Chadron School Supt Interviews Wrapping Up

CHADRON – The Chadron School Board interviews its final 2 candidates today to succeed retiring Superintendent Dr Caroline Winchester, then plans to almost immediately begin discussions on all 4 with the intent of settling on one of them before the night is out.

Each candidate has an informal meal with the board, followed by the formal board interview in the district offices. Each also has interviews with various stakeholder groups. Scribner-Snyder Supt Ginger Meyer was in at noon with Blue Hill Community Schools Supt Joel Ruybalid coming in at 6:00.

Ruybalid got his start as an administrator with 5 years at a pair of private schools in Kansas before becoming the Secondary School Principal at Mullen in 2002. He left in 2010 when name superintendent in Blue Hill.

His 3 degrees came from schools in as many states with a BA from Texas-Arlington in 1991, a 2001 Master’s from Kansas State, and his Education Specialist degree from Nebraska-Kearney in 2009.

Ginger Meyer has spent her entire education career in Nebraska, starting in 1994 as a grade school teacher in the Battle Creek District. She was Curriculum, Assessment and Poverty Director for the Broken Bow-based Sandhills Consortium from 1999 – 2011 when she came to the Scribner-Snyder.

Meyer earned a 2-year AA degree at McCook Community College in 1989, a BA from UNL in 1993, her Masters from Wayne State in 1999, and her doctorate in 2010 from UNL.

KCSR/KBPY news was the only member of the public present for yesterday’s interviews with Dr Maggie Mintken, principal of the Grand Island High Freshman Academy and Dr Julie Downing, a Staff Developer at the ESU #13 office in Chadron and an adjunct faculty member at CSC

Each interview uses the same set of questions and both Mintken and Downing took about an hour to answer them, then spent about a half-hour asking questions of the board members.
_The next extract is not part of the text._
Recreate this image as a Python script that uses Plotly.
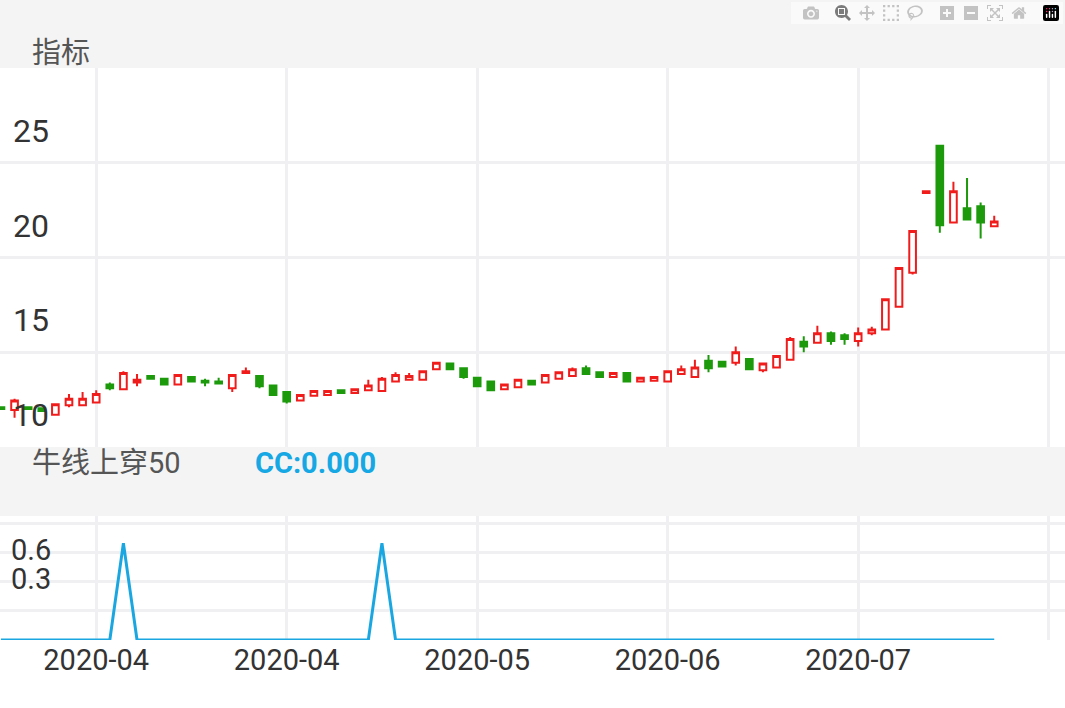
import plotly.graph_objects as go
from plotly.subplots import make_subplots

# K线数据（开、高、低、收）
opens = [12.1, 11.95, 12.1, 12.05, 11.7, 12.2, 12.2, 12.35, 13.3, 13.05,
         13.4, 13.75, 13.6, 13.3, 13.7, 13.5, 13.45, 13.1, 13.9, 13.75,
         13.25, 12.9, 12.45, 12.7, 12.75, 13.0, 12.85, 13.0, 12.95, 13.45,
         13.55, 13.55, 14.1, 14.4, 14.15, 13.65, 13.45, 13.05, 13.15, 13.5,
         13.4, 13.6, 13.75, 14.15, 13.95, 13.7, 13.9, 13.45, 13.5, 13.45,
         13.85, 13.7, 14.55, 14.5, 14.45, 14.65, 14.05, 14.2, 14.6, 15.55,
         15.5, 16.0, 15.9, 15.6, 16.0, 16.2, 17.4, 19.2, 23.4, 25.9,
         21.85, 22.6, 22.7, 21.65]
highs = [12.15, 12.55, 12.15, 12.1, 12.3, 12.8, 12.9, 13.0, 13.4, 14.0,
         13.85, 13.8, 13.65, 13.85, 13.75, 13.6, 13.65, 13.85, 14.2, 13.8,
         13.3, 12.9, 12.8, 12.95, 12.95, 13.0, 13.05, 13.55, 13.7, 13.95,
         13.9, 14.05, 14.5, 14.4, 14.15, 13.7, 13.5, 13.35, 13.6, 13.55,
         13.85, 14.0, 14.2, 14.3, 14.0, 13.9, 13.9, 13.7, 13.75, 14.0,
         14.3, 14.6, 14.85, 14.55, 15.3, 14.65, 14.45, 14.8, 15.8, 15.85,
         16.4, 16.1, 16.0, 16.3, 16.35, 17.8, 19.5, 21.4, 23.55, 25.9,
         24.0, 24.2, 22.9, 22.2]
lows = [11.95, 11.55, 11.95, 11.85, 11.7, 12.1, 12.2, 12.35, 13.0, 13.05,
        13.2, 13.55, 13.3, 13.3, 13.45, 13.2, 13.35, 12.9, 13.9, 13.1,
        12.7, 12.3, 12.4, 12.65, 12.7, 12.8, 12.85, 13.0, 12.95, 13.45,
        13.55, 13.55, 14.1, 14.1, 13.6, 13.2, 12.95, 13.0, 13.1, 13.3,
        13.4, 13.6, 13.75, 13.8, 13.65, 13.65, 13.4, 13.4, 13.5, 13.45,
        13.85, 13.7, 13.95, 14.25, 14.3, 14.05, 13.95, 14.2, 14.6, 15.0,
        15.5, 15.4, 15.4, 15.3, 15.9, 16.2, 17.4, 19.1, 23.35, 21.3,
        21.85, 22.0, 21.0, 21.65]
closes = [12.0, 12.45, 12.0, 11.9, 12.25, 12.55, 12.55, 12.8, 13.1, 13.9,
          13.55, 13.6, 13.3, 13.8, 13.45, 13.4, 13.35, 13.8, 14.0, 13.2,
          12.75, 12.4, 12.75, 12.95, 12.95, 12.85, 13.05, 13.25, 13.6, 13.8,
          13.75, 14.0, 14.45, 14.1, 13.7, 13.2, 13.0, 13.3, 13.55, 13.3,
          13.8, 13.95, 14.1, 13.85, 13.7, 13.9, 13.45, 13.65, 13.7, 14.0,
          14.1, 14.2, 14.15, 14.25, 15.0, 14.1, 14.4, 14.8, 15.7, 15.3,
          16.0, 15.6, 15.7, 16.0, 16.2, 17.8, 19.45, 21.4, 23.5, 21.7,
          23.5, 22.0, 21.85, 21.9]

# 指标：牛线上穿50 信号
signal = [0] * len(closes)
for i in (9, 28):
    signal[i] = 1

tick_idx = [7, 21, 35, 49, 63, 77]
tick_text = ["2020-04", "2020-04", "2020-05", "2020-06", "2020-07", "2020-08"]

x = list(range(len(closes)))
H = 708

fig = make_subplots(rows=2, cols=1, shared_xaxes=False)

fig.add_trace(go.Candlestick(
    x=x, open=opens, high=highs, low=lows, close=closes,
    increasing=dict(line=dict(color="#f01c1c", width=2), fillcolor="white"),
    decreasing=dict(line=dict(color="#1c9a0c", width=2), fillcolor="#1c9a0c"),
    whiskerwidth=0, showlegend=False, hoverinfo="skip"), row=1, col=1)

fig.add_trace(go.Scatter(
    x=x, y=signal, mode="lines", line=dict(color="#1aa7e1", width=3),
    showlegend=False, hoverinfo="skip"), row=2, col=1)

grid = "#f0f0f2"
common_x = dict(range=[-0.07, 78.2], tickmode="array", tickvals=tick_idx,
                showgrid=True, gridcolor=grid, gridwidth=3, zeroline=False,
                rangeslider=dict(visible=False))

fig.update_layout(
    width=1065, height=H,
    margin=dict(l=0, r=0, t=0, b=0),
    plot_bgcolor="white", paper_bgcolor="white",
    font=dict(family="Roboto, Noto Sans CJK SC", color="#333"),
    xaxis=dict(common_x, domain=[0, 1], showticklabels=False),
    xaxis2=dict(common_x, domain=[0, 1], ticktext=tick_text,
                tickfont=dict(size=29, color="#333"), ticks=""),
    yaxis=dict(domain=[1 - 447 / H, 1 - 68 / H], range=[10, 30],
               tickvals=[10, 15, 20, 25], showgrid=True, gridcolor=grid,
               gridwidth=3, zeroline=False, ticklabelposition="inside",
               ticklabelshift=-32, ticklabelstandoff=10,
               tickfont=dict(size=32, color="#333")),
    yaxis2=dict(domain=[1 - 640 / H, 1 - 516 / H], range=[0, 1.28],
                tickvals=[0.3, 0.6, 0.9, 1.2], ticktext=["0.3", "0.6", "0.9", ""],
                showgrid=True, gridcolor=grid, gridwidth=3, zeroline=False,
                ticklabelposition="inside", ticklabelshift=-32,
                ticklabelstandoff=8, tickfont=dict(size=29, color="#333")),
)

# 标题栏
for y0, y1 in ((0, 68), (447, 516)):
    fig.add_shape(type="rect", xref="paper", yref="paper", x0=0, x1=1,
                  y0=1 - y1 / H, y1=1 - y0 / H, fillcolor="#f4f4f4",
                  line=dict(width=0), layer="above")

fig.add_annotation(x=0.028, y=1 - 34 / H, xref="paper", yref="paper",
                   text="指标", showarrow=False, xanchor="left",
                   font=dict(size=29, color="#555"))
fig.add_annotation(x=0.028, y=1 - 482 / H, xref="paper", yref="paper",
                   text="牛线上穿50", showarrow=False, xanchor="left",
                   font=dict(size=29, color="#555"))
fig.add_annotation(x=0.238, y=1 - 482 / H, xref="paper", yref="paper",
                   text="<b>CC:0.000</b>", showarrow=False, xanchor="left",
                   font=dict(size=29, color="#15a8e4"))

fig.write_html("out.html", post_script="document.body.style.margin='0';")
Mintken was a special education teacher for the Chadron District after graduating from Chadron State in 2006. She told the board she was impressed by the district’s progress since then, especially in working to improve its Fine Arts offerings and bringing back FFA.

Mintken described herself as a forthright, open, and visionary person. In answering the board’s questions, she repeatedly emphasized the importance of clearly defined goals, transparency and communication – both listening and speaking – in all situations.

MIntken said teachers and administrators must always put the individual student first and treat them as they would treat their own. She sees the changing world as the biggest challenge facing students, requiring schools to maximize student opportunities including interactions with the real-world.

Downing told the board she was the most ready of the finalists to hit the ground running because she’s lived in Chadron for a decade and also knows the district’s strengths and weaknesses from working with its teachers and administrators for more than a decade with ESU 13.

She frequently offered examples of how her ESU would benefit her and the district in the future, including the relationships she’s built with other local districts, Chadron State, and many businesses. Downing also said she needs a new mountain to climb and that after so many years of being a consultant and trainer looking in from the outside, she’s ready to step in as a leader.